**WHAT YOU SHOULD DO:**
Reproduce the listing below character for character; drop every image.

**PROVIDED MATERIAL:**
====

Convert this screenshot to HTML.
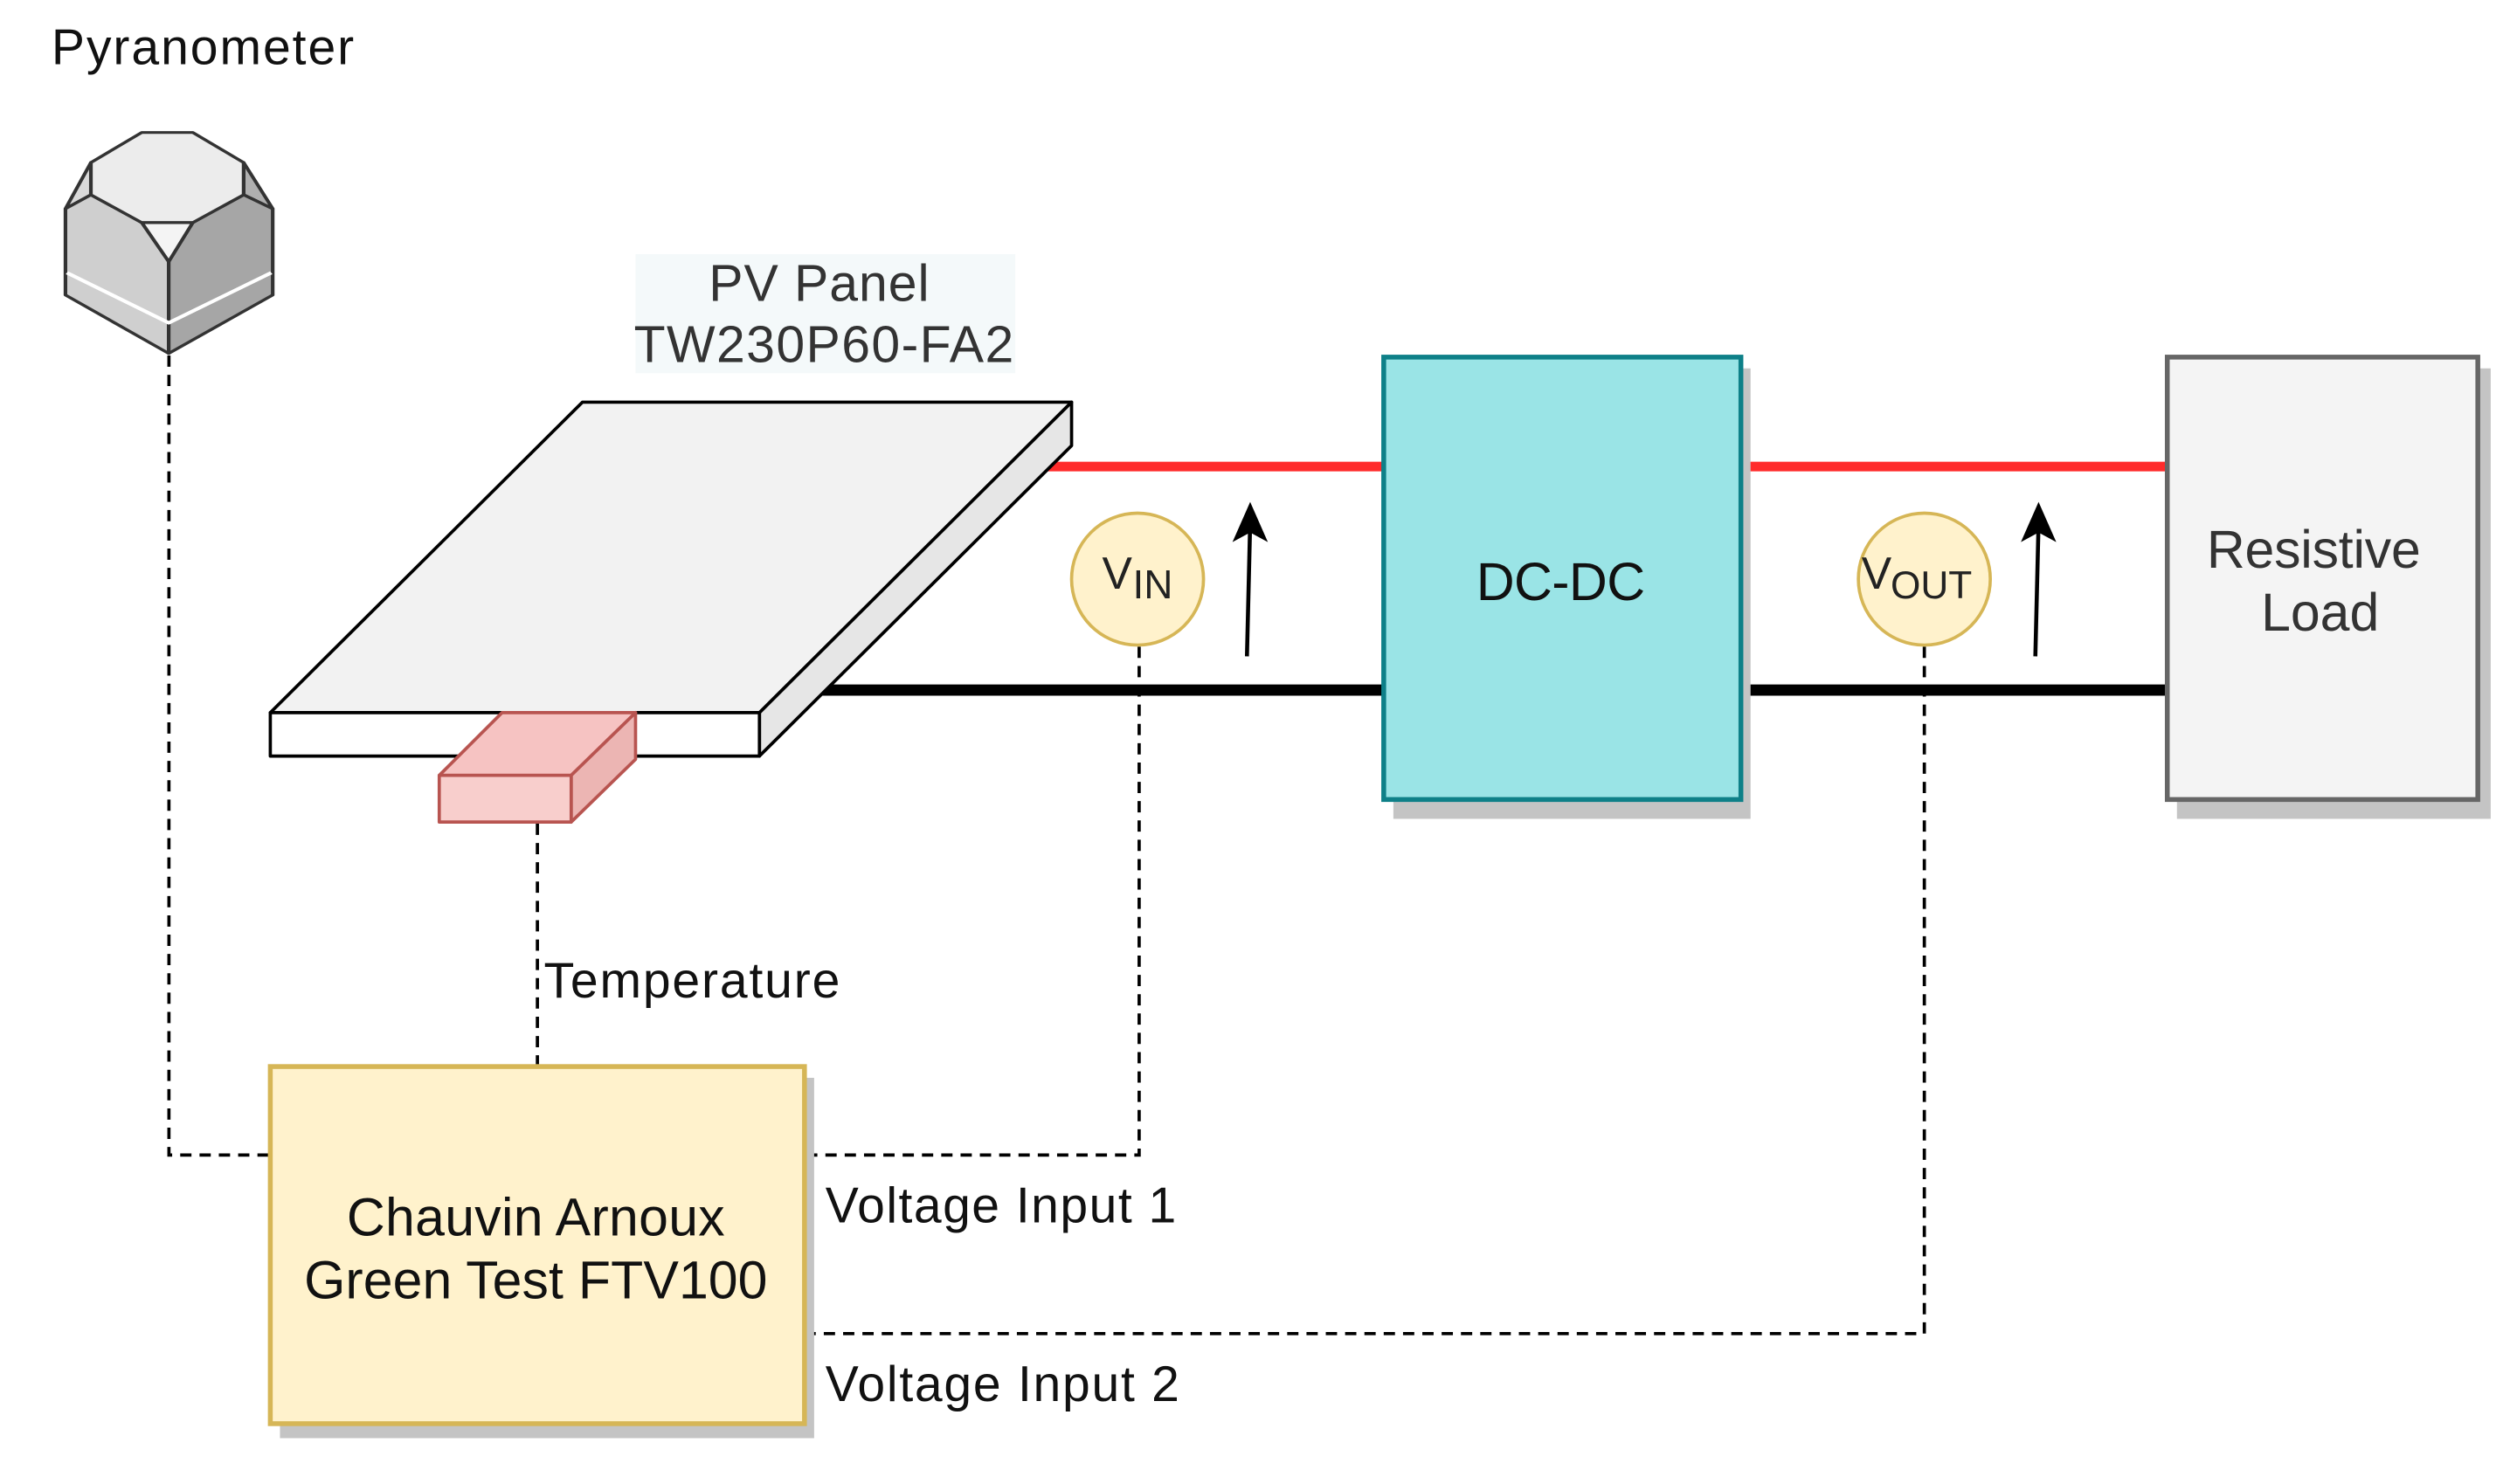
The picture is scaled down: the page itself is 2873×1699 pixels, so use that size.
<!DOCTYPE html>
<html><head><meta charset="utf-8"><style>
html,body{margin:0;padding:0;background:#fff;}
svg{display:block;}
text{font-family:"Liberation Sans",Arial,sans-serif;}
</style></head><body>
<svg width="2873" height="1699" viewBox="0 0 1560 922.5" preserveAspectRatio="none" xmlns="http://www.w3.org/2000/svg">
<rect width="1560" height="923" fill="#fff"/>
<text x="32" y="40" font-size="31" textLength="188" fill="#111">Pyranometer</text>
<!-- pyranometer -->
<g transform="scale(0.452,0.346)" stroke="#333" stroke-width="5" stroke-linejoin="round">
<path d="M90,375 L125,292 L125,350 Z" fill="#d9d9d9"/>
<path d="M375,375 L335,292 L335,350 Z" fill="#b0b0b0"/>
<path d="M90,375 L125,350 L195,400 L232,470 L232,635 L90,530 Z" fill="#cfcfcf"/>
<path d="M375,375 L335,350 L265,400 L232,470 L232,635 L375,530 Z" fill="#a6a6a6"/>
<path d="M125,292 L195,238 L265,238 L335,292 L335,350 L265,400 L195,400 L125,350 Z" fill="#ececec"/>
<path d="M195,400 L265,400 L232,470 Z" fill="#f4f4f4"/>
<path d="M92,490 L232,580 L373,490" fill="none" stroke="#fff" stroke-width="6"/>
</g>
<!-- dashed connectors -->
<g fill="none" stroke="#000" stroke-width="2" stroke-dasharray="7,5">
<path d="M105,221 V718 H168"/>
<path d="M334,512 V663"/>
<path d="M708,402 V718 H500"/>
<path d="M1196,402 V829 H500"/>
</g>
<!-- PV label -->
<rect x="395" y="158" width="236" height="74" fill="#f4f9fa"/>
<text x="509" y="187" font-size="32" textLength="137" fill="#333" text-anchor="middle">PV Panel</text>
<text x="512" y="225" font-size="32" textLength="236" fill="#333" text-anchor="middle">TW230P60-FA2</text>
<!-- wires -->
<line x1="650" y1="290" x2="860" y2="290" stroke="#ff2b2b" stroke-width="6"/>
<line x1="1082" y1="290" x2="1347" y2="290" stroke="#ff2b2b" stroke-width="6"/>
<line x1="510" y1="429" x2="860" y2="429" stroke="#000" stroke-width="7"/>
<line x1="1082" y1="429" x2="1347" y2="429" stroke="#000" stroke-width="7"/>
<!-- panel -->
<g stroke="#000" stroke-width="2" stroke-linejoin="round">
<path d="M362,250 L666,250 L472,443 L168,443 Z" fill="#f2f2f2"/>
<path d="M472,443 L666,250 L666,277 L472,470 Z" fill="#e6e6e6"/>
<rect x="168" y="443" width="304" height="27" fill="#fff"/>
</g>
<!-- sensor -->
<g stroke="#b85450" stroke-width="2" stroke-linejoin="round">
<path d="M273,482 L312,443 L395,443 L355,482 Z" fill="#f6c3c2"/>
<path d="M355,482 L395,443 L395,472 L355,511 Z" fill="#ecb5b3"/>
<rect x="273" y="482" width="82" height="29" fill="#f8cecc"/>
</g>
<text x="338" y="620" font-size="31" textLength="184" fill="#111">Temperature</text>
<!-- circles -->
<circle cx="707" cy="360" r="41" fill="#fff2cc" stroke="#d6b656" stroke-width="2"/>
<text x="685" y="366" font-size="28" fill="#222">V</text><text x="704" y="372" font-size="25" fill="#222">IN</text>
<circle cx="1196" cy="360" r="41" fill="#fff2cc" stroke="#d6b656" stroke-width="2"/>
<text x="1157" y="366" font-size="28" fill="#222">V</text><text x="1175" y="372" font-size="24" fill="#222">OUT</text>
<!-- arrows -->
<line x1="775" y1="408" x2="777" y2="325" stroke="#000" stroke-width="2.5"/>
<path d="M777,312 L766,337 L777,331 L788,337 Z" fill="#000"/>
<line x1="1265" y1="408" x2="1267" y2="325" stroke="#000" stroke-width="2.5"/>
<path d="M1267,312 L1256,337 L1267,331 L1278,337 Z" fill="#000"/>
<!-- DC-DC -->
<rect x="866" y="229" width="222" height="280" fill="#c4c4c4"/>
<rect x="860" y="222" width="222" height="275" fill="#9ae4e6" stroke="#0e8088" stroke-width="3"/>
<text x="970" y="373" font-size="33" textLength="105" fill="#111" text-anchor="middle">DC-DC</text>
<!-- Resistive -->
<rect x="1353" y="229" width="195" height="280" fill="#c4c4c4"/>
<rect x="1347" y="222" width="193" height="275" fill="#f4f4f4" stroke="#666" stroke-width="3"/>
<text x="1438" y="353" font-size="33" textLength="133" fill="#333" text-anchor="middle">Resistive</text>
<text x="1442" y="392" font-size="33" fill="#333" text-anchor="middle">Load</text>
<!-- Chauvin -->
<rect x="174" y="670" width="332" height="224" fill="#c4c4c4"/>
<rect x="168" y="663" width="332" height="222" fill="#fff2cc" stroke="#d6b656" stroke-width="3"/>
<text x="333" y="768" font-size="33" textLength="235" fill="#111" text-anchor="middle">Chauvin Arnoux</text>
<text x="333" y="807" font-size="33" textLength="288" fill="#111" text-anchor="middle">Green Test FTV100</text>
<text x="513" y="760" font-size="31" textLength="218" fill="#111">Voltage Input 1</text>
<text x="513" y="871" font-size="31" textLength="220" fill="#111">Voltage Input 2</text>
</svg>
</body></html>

====

**WORKED ANSWER:**
Convert this screenshot to HTML.
The picture is scaled down: the page itself is 2873×1699 pixels, so use that size.
<!DOCTYPE html>
<html><head><meta charset="utf-8"><style>
html,body{margin:0;padding:0;background:#fff;}
svg{display:block;}
text{font-family:"Liberation Sans",Arial,sans-serif;}
</style></head><body>
<svg width="2873" height="1699" viewBox="0 0 1560 922.5" preserveAspectRatio="none" xmlns="http://www.w3.org/2000/svg">
<rect width="1560" height="923" fill="#fff"/>
<text x="32" y="40" font-size="31" textLength="188" fill="#111">Pyranometer</text>
<!-- pyranometer -->
<g transform="scale(0.452,0.346)" stroke="#333" stroke-width="5" stroke-linejoin="round">
<path d="M90,375 L125,292 L125,350 Z" fill="#d9d9d9"/>
<path d="M375,375 L335,292 L335,350 Z" fill="#b0b0b0"/>
<path d="M90,375 L125,350 L195,400 L232,470 L232,635 L90,530 Z" fill="#cfcfcf"/>
<path d="M375,375 L335,350 L265,400 L232,470 L232,635 L375,530 Z" fill="#a6a6a6"/>
<path d="M125,292 L195,238 L265,238 L335,292 L335,350 L265,400 L195,400 L125,350 Z" fill="#ececec"/>
<path d="M195,400 L265,400 L232,470 Z" fill="#f4f4f4"/>
<path d="M92,490 L232,580 L373,490" fill="none" stroke="#fff" stroke-width="6"/>
</g>
<!-- dashed connectors -->
<g fill="none" stroke="#000" stroke-width="2" stroke-dasharray="7,5">
<path d="M105,221 V718 H168"/>
<path d="M334,512 V663"/>
<path d="M708,402 V718 H500"/>
<path d="M1196,402 V829 H500"/>
</g>
<!-- PV label -->
<rect x="395" y="158" width="236" height="74" fill="#f4f9fa"/>
<text x="509" y="187" font-size="32" textLength="137" fill="#333" text-anchor="middle">PV Panel</text>
<text x="512" y="225" font-size="32" textLength="236" fill="#333" text-anchor="middle">TW230P60-FA2</text>
<!-- wires -->
<line x1="650" y1="290" x2="860" y2="290" stroke="#ff2b2b" stroke-width="6"/>
<line x1="1082" y1="290" x2="1347" y2="290" stroke="#ff2b2b" stroke-width="6"/>
<line x1="510" y1="429" x2="860" y2="429" stroke="#000" stroke-width="7"/>
<line x1="1082" y1="429" x2="1347" y2="429" stroke="#000" stroke-width="7"/>
<!-- panel -->
<g stroke="#000" stroke-width="2" stroke-linejoin="round">
<path d="M362,250 L666,250 L472,443 L168,443 Z" fill="#f2f2f2"/>
<path d="M472,443 L666,250 L666,277 L472,470 Z" fill="#e6e6e6"/>
<rect x="168" y="443" width="304" height="27" fill="#fff"/>
</g>
<!-- sensor -->
<g stroke="#b85450" stroke-width="2" stroke-linejoin="round">
<path d="M273,482 L312,443 L395,443 L355,482 Z" fill="#f6c3c2"/>
<path d="M355,482 L395,443 L395,472 L355,511 Z" fill="#ecb5b3"/>
<rect x="273" y="482" width="82" height="29" fill="#f8cecc"/>
</g>
<text x="338" y="620" font-size="31" textLength="184" fill="#111">Temperature</text>
<!-- circles -->
<circle cx="707" cy="360" r="41" fill="#fff2cc" stroke="#d6b656" stroke-width="2"/>
<text x="685" y="366" font-size="28" fill="#222">V</text><text x="704" y="372" font-size="25" fill="#222">IN</text>
<circle cx="1196" cy="360" r="41" fill="#fff2cc" stroke="#d6b656" stroke-width="2"/>
<text x="1157" y="366" font-size="28" fill="#222">V</text><text x="1175" y="372" font-size="24" fill="#222">OUT</text>
<!-- arrows -->
<line x1="775" y1="408" x2="777" y2="325" stroke="#000" stroke-width="2.5"/>
<path d="M777,312 L766,337 L777,331 L788,337 Z" fill="#000"/>
<line x1="1265" y1="408" x2="1267" y2="325" stroke="#000" stroke-width="2.5"/>
<path d="M1267,312 L1256,337 L1267,331 L1278,337 Z" fill="#000"/>
<!-- DC-DC -->
<rect x="866" y="229" width="222" height="280" fill="#c4c4c4"/>
<rect x="860" y="222" width="222" height="275" fill="#9ae4e6" stroke="#0e8088" stroke-width="3"/>
<text x="970" y="373" font-size="33" textLength="105" fill="#111" text-anchor="middle">DC-DC</text>
<!-- Resistive -->
<rect x="1353" y="229" width="195" height="280" fill="#c4c4c4"/>
<rect x="1347" y="222" width="193" height="275" fill="#f4f4f4" stroke="#666" stroke-width="3"/>
<text x="1438" y="353" font-size="33" textLength="133" fill="#333" text-anchor="middle">Resistive</text>
<text x="1442" y="392" font-size="33" fill="#333" text-anchor="middle">Load</text>
<!-- Chauvin -->
<rect x="174" y="670" width="332" height="224" fill="#c4c4c4"/>
<rect x="168" y="663" width="332" height="222" fill="#fff2cc" stroke="#d6b656" stroke-width="3"/>
<text x="333" y="768" font-size="33" textLength="235" fill="#111" text-anchor="middle">Chauvin Arnoux</text>
<text x="333" y="807" font-size="33" textLength="288" fill="#111" text-anchor="middle">Green Test FTV100</text>
<text x="513" y="760" font-size="31" textLength="218" fill="#111">Voltage Input 1</text>
<text x="513" y="871" font-size="31" textLength="220" fill="#111">Voltage Input 2</text>
</svg>
</body></html>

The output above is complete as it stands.